The measure is expected to stop predatory payday lending as Minnesotans know it, eliminating loans that carry average annual percentage rates of interest (APRs) of 220% that can create a cycle of long-term debt. Passage of the law, which takes effect January 1, 2024, continues a growing movement among the states to protect consumers from unscrupulous lenders by passing rate caps to stop predatory payday lending with triple-digit interest rates.
To date, 20 states and the District of Columbia have passed laws to cap payday lending rates around 36% APR, including fees, or requiring other measures to ensure that payday lenders do not impose interest rates and financing terms that create a long-term debt trap for consumers.
In 2021, Illinois capped annual interest rates at 36% for payday loans that previously carried average 300% rates. New Mexico passed a law in 2022 that capped payday loans at 36% with a small fee on loans of $500 or below. The previous cap there had been 175% APR.

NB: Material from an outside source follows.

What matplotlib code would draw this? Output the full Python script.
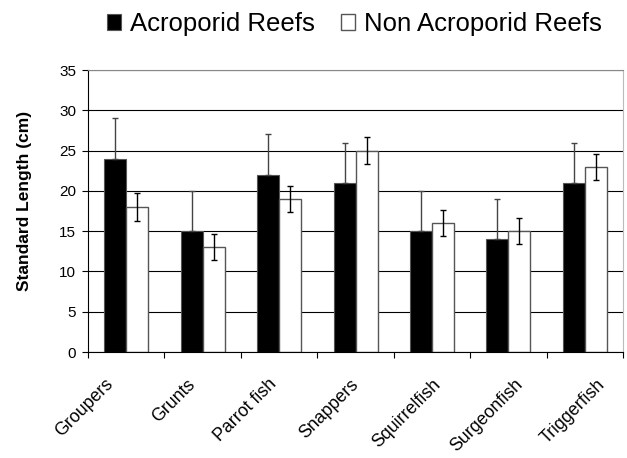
import numpy as np
import matplotlib.pyplot as plt
import matplotlib
from matplotlib.transforms import ScaledTranslation

matplotlib.rcParams['font.family'] = ['Liberation Sans', 'DejaVu Sans']

fish = ['Groupers', 'Grunts', 'Parrot fish', 'Snappers',
        'Squirrelfish', 'Surgeonfish', 'Triggerfish']
acro = [24, 15, 22, 21, 15, 14, 21]
acro_err = [5, 5, 5, 5, 5, 5, 5]
non_acro = [18, 13, 19, 25, 16, 15, 23]
non_acro_err = [1.7, 1.6, 1.6, 1.7, 1.6, 1.6, 1.6]

x = np.arange(len(fish))
w = 0.288

fig = plt.figure(figsize=(6.27, 4.58), dpi=100)
ax = fig.add_axes([0.1404, 0.2314, 0.8533, 0.6157])

ax.set_axisbelow(True)
ax.yaxis.grid(True, color='black', linewidth=0.8)

# lower half of the black bars' error bars is hidden inside the bar anyway
ax.bar(x - w/2, acro, w, color='black', edgecolor='#555555', linewidth=0.8,
       yerr=[np.zeros(len(acro)), acro_err],
       error_kw=dict(ecolor='#444444', elinewidth=1, capsize=2.5, capthick=1),
       label='Acroporid Reefs')
ax.bar(x + w/2, non_acro, w, color='white', edgecolor='#555555', linewidth=1,
       yerr=non_acro_err, error_kw=dict(ecolor='black', elinewidth=1, capsize=2.5, capthick=1),
       label='Non Acroporid Reefs')

ax.set_xlim(-0.5, len(fish) - 0.5)
ax.set_ylim(0, 35)
ax.set_yticks(range(0, 36, 5))
ax.tick_params(axis='y', direction='out', length=4.5, width=0.8, labelsize=11, pad=4)

ax.set_xticks(np.arange(len(fish) + 1) - 0.5)
ax.set_xticklabels([])
ax.tick_params(axis='x', direction='out', length=4.5, width=0.8)
ax.set_xticks(x, minor=True)
ax.set_xticklabels(fish, minor=True, rotation=45, ha='right', va='center',
                   rotation_mode='anchor', fontsize=12.8)
ax.tick_params(axis='x', which='minor', length=0, pad=21.5)
# labels in the original drift a little to the right across the axis
for i, lab in enumerate(ax.get_xticklabels(minor=True)):
    shift = ScaledTranslation((-16 + 5.6 * i) / 100, 0, fig.dpi_scale_trans)
    lab.set_transform(lab.get_transform() + shift)

ax.spines['left'].set_color('black')
ax.spines['bottom'].set_color('black')
ax.spines['top'].set_color('#888888')
ax.spines['right'].set_color('#bbbbbb')

ax.set_ylabel('Standard Length (cm)', fontsize=12.5, fontweight='bold')
ax.yaxis.set_label_coords(-0.105, 0.535)

fig.legend(loc='center', bbox_to_anchor=(0.565, 0.948), ncol=2, frameon=False,
           fontsize=18.5, handlelength=0.55, handleheight=0.6, handletextpad=0.35,
           columnspacing=1.0)

plt.savefig('out.png', dpi=100)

Payday lenders in the United States charge an average APR of nearly 400%. The typical borrower takes out ten payday loans a year, the first one often because their income does not adequately cover living expenses. The terms then make it difficult to pay the loan back without reborrowing, creating the long-term cycle of debt.
According to the Consumer Financial Protection Bureau, payday lenders collect 75% of their fees from borrowers who take out more than 10 loans per year, demonstrating that the payday lenders depend on this long-term debt trap to make their business model work. The debt trap worsens borrowers’ financial instability, resulting in unpaid household bills, increased overdraft fees, closed bank accounts and bankruptcy.

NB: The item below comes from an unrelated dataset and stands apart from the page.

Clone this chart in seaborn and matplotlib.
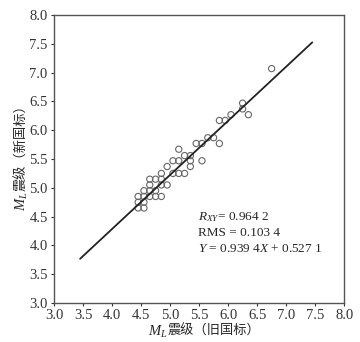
import matplotlib
matplotlib.use("Agg")
import matplotlib.pyplot as plt
import seaborn as sns
import numpy as np
import pandas as pd

# ML magnitude, old standard (x) vs new standard (y)
old_ml = [4.45, 4.55, 4.45, 4.55,
          4.45, 4.55, 4.65, 4.75, 4.85,
          4.55, 4.65, 4.75,
          4.65, 4.85, 4.95,
          4.65, 4.75, 4.85,
          4.85, 5.05, 5.15, 5.25,
          4.95, 5.35,
          5.05, 5.15, 5.35, 5.55,
          5.25, 5.35,
          5.15,
          5.45, 5.55, 5.85,
          5.65, 5.75,
          5.85, 5.95,
          6.05, 6.35,
          6.25, 6.25, 6.75]
new_ml = [4.65, 4.65, 4.75, 4.75,
          4.85, 4.85, 4.85, 4.85, 4.85,
          4.95, 4.95, 4.95,
          5.05, 5.05, 5.05,
          5.15, 5.15, 5.15,
          5.25, 5.25, 5.25, 5.25,
          5.37, 5.37,
          5.47, 5.47, 5.47, 5.47,
          5.56, 5.56,
          5.67,
          5.77, 5.77, 5.77,
          5.87, 5.87,
          6.17, 6.17,
          6.27, 6.27,
          6.37, 6.47, 7.07]

# fitted line Y = 0.9394 X + 0.5271
slope = 0.9394
intercept = 0.5271
fit_x = np.array([3.45, 7.45])
fit_y = slope * fit_x + intercept

ticks = [3.0, 3.5, 4.0, 4.5, 5.0, 5.5, 6.0, 6.5, 7.0, 7.5, 8.0]

df = pd.DataFrame({"old": old_ml, "new": new_ml})
fit = pd.DataFrame({"x": fit_x, "y": fit_y})

sns.set_style("ticks")
plt.rcParams["font.family"] = ["Liberation Serif", "Noto Sans CJK SC"]
plt.rcParams["mathtext.fontset"] = "custom"
plt.rcParams["mathtext.rm"] = "Liberation Serif"
plt.rcParams["mathtext.it"] = "Liberation Serif:italic"

fig = plt.figure(figsize=(3.6, 3.42), dpi=100)
ax = fig.add_axes([0.15, 0.114, 0.806, 0.842])

sns.lineplot(data=fit, x="x", y="y", ax=ax, color="#222222", linewidth=1.3)
sns.scatterplot(data=df, x="old", y="new", ax=ax, s=20, marker="o",
                facecolor="none", edgecolor="#666666", linewidth=0.8)

ax.set_xlim(3.0, 8.0)
ax.set_ylim(3.0, 8.0)
ax.set_xticks(ticks)
ax.set_yticks(ticks)
ax.set_xticklabels([f"{t:.1f}" for t in ticks], fontsize=10.5)
ax.set_yticklabels([f"{t:.1f}" for t in ticks], fontsize=10.5)
ax.tick_params(direction="out", length=2.5, width=0.8, colors="#333333", pad=2)
for s in ax.spines.values():
    s.set_visible(True)
    s.set_color("#555555")
    s.set_linewidth(1.0)

# CJK part of the labels as plain text, M_L in mathtext placed just before it
xl = ax.set_xlabel("震级（旧国标）", fontsize=9.5, labelpad=2,
                   family=["Noto Sans CJK SC"])
yl = ax.set_ylabel("震级（新国标）", fontsize=9.5, labelpad=1,
                   family=["Noto Sans CJK SC"])
xl.set_position((0.55, 0))
yl.set_position((0, 0.55))
ax.annotate("$M_L$", xy=(0, 0.45), xycoords=xl, ha="right", va="center",
            fontsize=10.5)
ax.annotate("$M_L$", xy=(0.55, 0), xycoords=yl, ha="center", va="top",
            rotation=90, fontsize=10.5)

ax.text(5.48, 4.5, "$R_{XY}$= 0.964 2", fontsize=9.5, va="center")
ax.text(5.48, 4.22, "RMS = 0.103 4", fontsize=9.5, va="center")
ax.text(5.48, 3.93, "$Y$ = 0.939 4$X$ + 0.527 1", fontsize=9.5, va="center")

fig.savefig("out.png", dpi=100)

Rate cap ballot measures have strong public support across political party affiliation, and voters have passed them by large margins in several states, including Nebraska in 2020, where a 36% cap passed with 83% of the vote, and South Dakota in 2016, where 75% of voters passed a cap, bringing annual interest rates down from an astronomical 574%.
In Minnesota, a 2021 poll found 79% supported a rate cap, and that support was even higher among those who had taken out payday loans or knew someone who had: 85%.
Center for Responsible Lending (CRL) Deputy Director of State Policy Yasmin Farahi made the following statement:
We are pleased that Minnesota lawmakers recognized both the severe financial harm caused by predatory payday lending and the nearly universal support among citizens for strong reform to stop that harm.
We congratulate the former borrowers and advocates, including Minnesotans for Fair Lending, who have fought for years against well-funded industry opposition to bring a level of financial fairness to the market, so that those who have been drawn into debt traps may instead turn to safe and responsible resources to manage their needs and build their family’s financial security.
We recommend that all states end predatory payday lending by setting an interest rate cap of no more than 36%, including fees, to protect consumers and communities from the wealth-stripping tactics of unscrupulous lenders.